The airiness of pale exposed brick and blond wood contrast with the heartiness of the traditional Italian fare at Vic & Angelo’s, helping explain why Zagat rated the Delray Beach and Palm Beach Gardens locations highly for both food and décor. In the kitchen, chefs douse pastas with rich toppings such as crab meat and white-wine sauce or slow-cooked beef ragu. The coal oven blasts pizzas with 900 degrees of heat, and all-natural steaks arrive from Chicago after being dry-aged for 21 days. To accompany meals, diners can choose from a long list of mostly Italian wines, or venture onto an outdoor patio to fill glasses with complimentary moonbeams.
Though SoLita Delray's lounge-like atmosphere hosts live music and DJs on the weekend, nightlife isn't even its main draw.
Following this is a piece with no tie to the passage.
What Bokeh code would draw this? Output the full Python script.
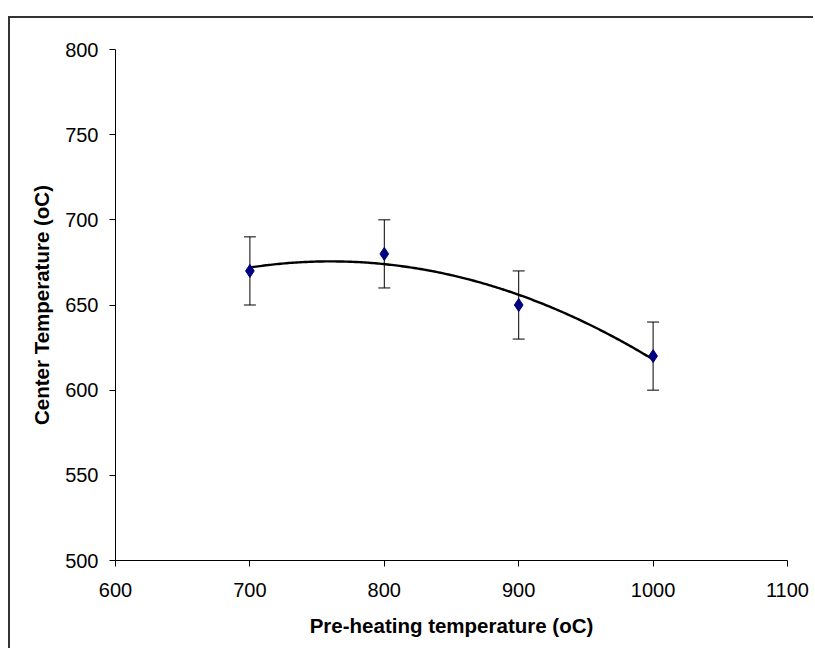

In addition to a bustling lounge and courtyard, SoLita—or "south of Little Italy"— houses a hopping kitchen where chefs cook Italian meals using generations-old family recipes. Local and imported ingredients give zings of flavor to all dishes. Fresh pastas come draped in sauces from light, spicy tomato broth to rich mascarpone cream. For heartier fare, chefs grill rib-eye steaks, veal chops, and filet mignon or roast whole fish with lemon, olive oil, and jokes about diminutive fin size.
As a pleasantly unpretentious pizza and pasta paradise, Rotelli entices regulars who stop by for lunch and dinner to gather with friends, raise a few glasses, and indulge in fine Italian meals. The menu taps its homeland heel with light starters, such as bruschetta italiana ($6.99) and crispy calamari ($9.99). It sends a swooping high-kick well north of Sicily with chicken parmigiana, layered in ricotta and mozzarella, served with pasta ($15.99), and hand-tossed Napoletana pizza, dressed in pepperoni, onions, green peppers, mushrooms, and sausage ($10.99 for 10", $18.99 for 16").
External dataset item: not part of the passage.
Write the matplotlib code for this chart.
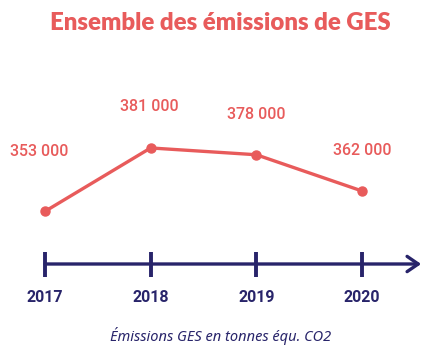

At San Remo, which has been pleasing palates for more than a quarter-century, chefs artfully plate expertly seared and seasoned meats and gourmet pasta dishes. Begin culinary voyages with one of eight savory appetizers, including calamari and fresh mussels in red tomato-and-basil sauce, served with seasonal bread baked by a Pilgrim. Eggplant-parmesan entrees bake to bubbly perfection, and hunks of lobster meat burrow inside ravioli-shell homes with garlicky basil-marinara roofs and a cream-dollop patio. Meaty selections include tender veal, a grilled USDA Choice 8-ounce filet mignon topped with mushrooms and gorgonzola, and the catch of the day prepared one of five ways.
In a space described by the owners as "rustic chic," Saporissimo’s chefs knead and roll out fresh pasta dough, shave pungent truffles, and prepare wild game to populate a menu that celebrates traditional Tuscan cuisine. Named a defender of Italian culinary excellence by the Italy-America chamber of commerce and praised in the Sun Sentinel for its “unobtrusive, yet attentive” service, Saporissimo seats its guests in chocolate-hued chairs next to white tablecloths in the dining room of what used to be a private house. From the muted yellow walls, sunlight streams through windows during the day to alight on plates of Italian cuisine that Miami's Italian consul general has recognized as authentic, including antipasti of duck-breast carpaccio or a truffled polenta with wild-boar ragu.
Strings of party lights along the ceiling create a warm, low-lit atmosphere at night, encouraging intimate conversations and clandestine swaps of microfiche between bites of pappardelle with wild-boar sausage or wild rabbit braised with wine, garlic, and peppers. Inset into an exposed-brick wall, a six-pane window augments the feeling of dining in a private Tuscan home.